Scale. The most common western chromatic scale is a series of 12 semitones that exist in each octave. The chromatic scale consists of 7 scales of 7 pitches for each scale (also know as modes) that use combinations of half steps and whole-steps to define the mode. From what I can determine, the origin of western major and minor scales starts with the music of the ancient Greeks. Augustine understood the Greek interpretation of the scales, he wrote on the subject at great length. He acknowledged the chromatic scale and modes came from the Greeks. To explore what he might have been cognoscente of, we also should discuss the Pythagorean and tempered scale.
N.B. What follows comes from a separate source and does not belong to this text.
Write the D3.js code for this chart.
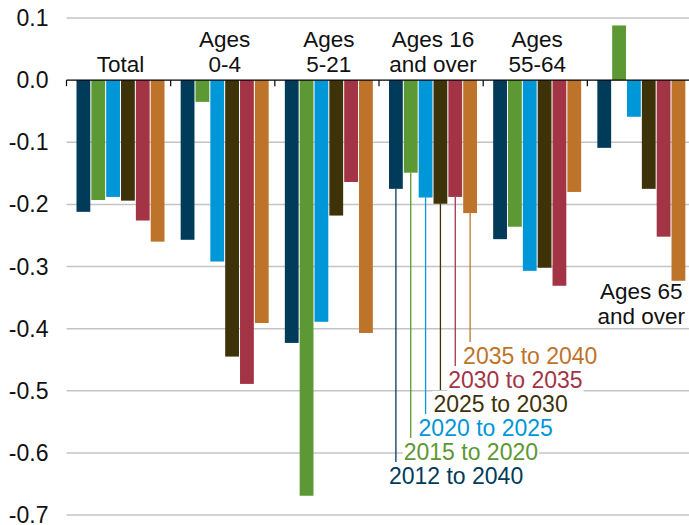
<!DOCTYPE html>
<html><head><meta charset="utf-8">
<script src="https://cdn.jsdelivr.net/npm/d3@7/dist/d3.min.js"></script>
<style>body{margin:0;background:#fff}svg{display:block}text{font-family:"Liberation Sans",Arial,sans-serif}</style>
</head><body>
<svg id="chart" width="689" height="525"></svg>
<script>
const groups = ["Total", "Ages 0-4", "Ages 5-21", "Ages 16 and over", "Ages 55-64", "Ages 65 and over"];
const groupLines = [["Total"], ["Ages", "0-4"], ["Ages", "5-21"], ["Ages 16", "and over"], ["Ages", "55-64"], ["Ages 65", "and over"]];
const series = ["2012 to 2040", "2015 to 2020", "2020 to 2025", "2025 to 2030", "2030 to 2035", "2035 to 2040"];
const colors = ["#003B5A", "#5C9834", "#0097D8", "#3E3208", "#A33446", "#BE732A"];
const v2012_2040 = [-0.212, -0.257, -0.423, -0.175, -0.256, -0.109];
const v2015_2020 = [-0.193, -0.035, -0.669, -0.149, -0.236, 0.088];
const v2020_2025 = [-0.188, -0.292, -0.389, -0.189, -0.307, -0.059];
const v2025_2030 = [-0.194, -0.445, -0.218, -0.199, -0.302, -0.175];
const v2030_2035 = [-0.226, -0.489, -0.164, -0.188, -0.331, -0.252];
const v2035_2040 = [-0.260, -0.391, -0.407, -0.214, -0.180, -0.323];
const yTicks = [0.1, 0.0, -0.1, -0.2, -0.3, -0.4, -0.5, -0.6, -0.7];
const yTickLabels = ["0.1", "0.0", "-0.1", "-0.2", "-0.3", "-0.4", "-0.5", "-0.6", "-0.7"];
const allValues = [v2012_2040, v2015_2020, v2020_2025, v2025_2030, v2030_2035, v2035_2040];

const svg = d3.select("#chart");
const y = d3.scaleLinear().domain([-0.7, 0.1]).range([515, 18]);
const x0 = d3.scaleBand().domain(groups).range([66.5, 691.5]);
const x1 = d3.scaleBand().domain(series).range([10, 98]).paddingInner(0.07);
const FS = 22.5;

// gridlines
svg.append("g").selectAll("line").data(yTicks.filter(t => t !== 0)).join("line")
  .attr("x1", 66.5).attr("x2", 689).attr("y1", d => y(d)).attr("y2", d => y(d))
  .attr("stroke", "#c4c4c4").attr("stroke-width", 1.5);

// y labels
svg.append("g").selectAll("text").data(yTicks).join("text")
  .attr("x", 48.5).attr("y", d => y(d)).attr("dy", "0.35em")
  .attr("text-anchor", "end").attr("font-size", 23).attr("fill", "#111")
  .text((d, i) => yTickLabels[i]);

// bars
const data = [];
groups.forEach((g, gi) => series.forEach((s, si) => data.push({g, s, si, v: allValues[si][gi]})));
svg.append("g").selectAll("rect").data(data).join("rect")
  .attr("x", d => x0(d.g) + x1(d.s)).attr("width", x1.bandwidth())
  .attr("y", d => y(Math.max(0, d.v))).attr("height", d => Math.abs(y(d.v) - y(0)))
  .attr("fill", d => colors[d.si]);

// zero axis
svg.append("line").attr("x1", 66.5).attr("x2", 689).attr("y1", y(0)).attr("y2", y(0))
  .attr("stroke", "#000").attr("stroke-width", 1.2);
svg.append("g").selectAll("line").data(groups).join("line")
  .attr("x1", d => x0(d)).attr("x2", d => x0(d)).attr("y1", y(0)).attr("y2", y(0) + 6)
  .attr("stroke", "#000").attr("stroke-width", 1.2);

// group labels
groups.forEach((g, gi) => {
  const cx = x0(g) + 10 + 44;
  const lines = groupLines[gi];
  let base;
  if (gi === 5) base = [298.5, 324];
  else base = lines.length === 1 ? [72] : [46.7, 72];
  lines.forEach((t, li) => {
    svg.append("text").attr("x", cx).attr("y", base[li]).attr("text-anchor", "middle")
      .attr("font-size", FS).attr("fill", "#111").text(t);
  });
});

// annotation (legend) on group "Ages 16 and over"
const ag = groups[3];
const ann = svg.append("g");
series.forEach((s, si) => {
  const lx = x0(ag) + x1(s) + x1.bandwidth() / 2;
  const base = 484 - 24 * si;
  ann.append("line").attr("x1", lx).attr("x2", lx)
    .attr("y1", y(allValues[si][3])).attr("y2", base - 22)
    .attr("stroke", colors[si]).attr("stroke-width", 1.3);
});
series.forEach((s, si) => {
  const lx = x0(ag) + x1(s) + x1.bandwidth() / 2;
  const base = 484 - 24 * si;
  const t = ann.append("text").attr("x", lx - 7).attr("y", base)
    .attr("font-size", 23).attr("fill", colors[si]).text(s);
  const bb = t.node().getBBox();
  ann.insert("rect", "text").attr("x", bb.x - 1).attr("y", bb.y)
    .attr("width", bb.width + 2).attr("height", bb.height).attr("fill", "#fff");
});
</script>
</body></html>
Pythagorean Scale. Proper application of the circle of fifths creates the chromatic scale using the interval of the 5ths (the sonic distance between the first note of a scale and the fifth note of a scale. For example, start with a C note on the piano as the starting frequency. A 5th up from C is G, a 5th up from G is D, a 5th up from D is A, a 5th up from A is E, and a 5th up from E is B. The only note missing from the scale is F, which is a 5th down from the starting note C. This system of jumping five notes at a time, if continued backwards, would also yield more notes on the scale and eventually end up back at C. The Circle of 5th’ defines the 12 notes of the chromatic scale and places them into scales depending upon your starting note.
Tempered Scale. Pythagorean Scale (circle of fifths) is mathematically perfect, but the scale has subtle interval (sonic) issues (a classic collision between real numbers and complex numbers). Getting the tones to display a uniform relationship for use in any scale required a bit of tweaking to achieve uniformity. Around 1700, musicians choose to balance these inconsistencies by adding a few cents (minuscule adjustments to the frequency of the note) to some intervals, and to shave off a little from others, until the interval ratio between each of the half-step intervals sounded the same. This alteration of the chromatic scale is called tempering, the result being the tempered scale, or the scale of equal temperament (Bach was so pleased with the change he wrote specific music with a multitude of key changes to celebrate this new scale). Today, we all use the tempered scale. However, talking about the scale is only the beginning. What about terms used to define the sonic distance between the notes in the scale?
Intervals. When we listen to the scale plunked out in sequential order, we develop a sense or perception of sonic distance between the notes, we establish mental notions of the relationships between tones in the scale that are built upon the tonic, a distinct “personality” or identity. There is more, what about when we move from one note to another and plunk out a few in between, like crumbs between the starting point and the stopping point.
Transition. Tones that cause us to anticipate the next tone in the melody are called tendency or transition tones. Some people define music in terms of resting and tension. Maximum resting or release occurs at the tonic. Maximum tension is created by using the fifth chord of the scale. Movement from the fifth chord to the tonic (carefully selecting notes and chords that lead us to anticipate the tonic chord) creates anticipation of rest. Movement is what melody is all about, but to make it work properly, we need to talk about time. To talk about musical time, we need to discuss rhythm, tempo and the beat.
Rhythm and Tempo. In most melodies or chord arrangements, a given note is ‘alive’ for a short period, perhaps a second or less. The very nature of creating a melody involves an artistic transition from note to note with some lingering (time phrasing) along the way. The relative duration of time consumed by the assemblage of notes becomes rhythm. For me, the essential definition of rhythm begins with the heartbeat, with our breathing, the progression of thought, expressed in time rather than notes. I think that breathing, pulse, and tides are all examples of rhythm. The timing of a melody is the core of a song — the beat.
The Beat. The nature of the beat, experienced when listening to music, could be defined as the recurring ‘foot tap’ that occurs within a given song. From a math perspective, rhythm is movement in time and motion is movement in space. The regularity of movement in time is the number of beats in a measure. Measures are a simple tool to acting as a collector or container of beats. We attempt to contain the same number of beats in measure and then provide some sort of a name to the container of beats such as 4/4 (four quarter notes per measure). The measures are stacked together and tightly coupled into units called songs.
We instinctively engage in rhythm when we walk. We create machines with moving parts that often have defined rhythm; we respond to the rhythm; we breathe in a rhythm. Our heartbeat is a rhythm. The core of our life is an embodied rhythm of events and counter events. Our ears respond to sound and we instinctively classify sound as pleasing or not pleasing. We identify, compare, and replicate sound. We assign meaning to sound. We assemble sound into collections and call the collective result a song. We layer sounds into a complex tapestry.
If one person were to say that music is a set of mathematical relationships that can be explained with algebraic equations, and another person were to say that music is a gift from God that mankind will never really totally comprehend (please review my essays titled creating art and defining art), I suggest that both of those individuals would be absolutely correct.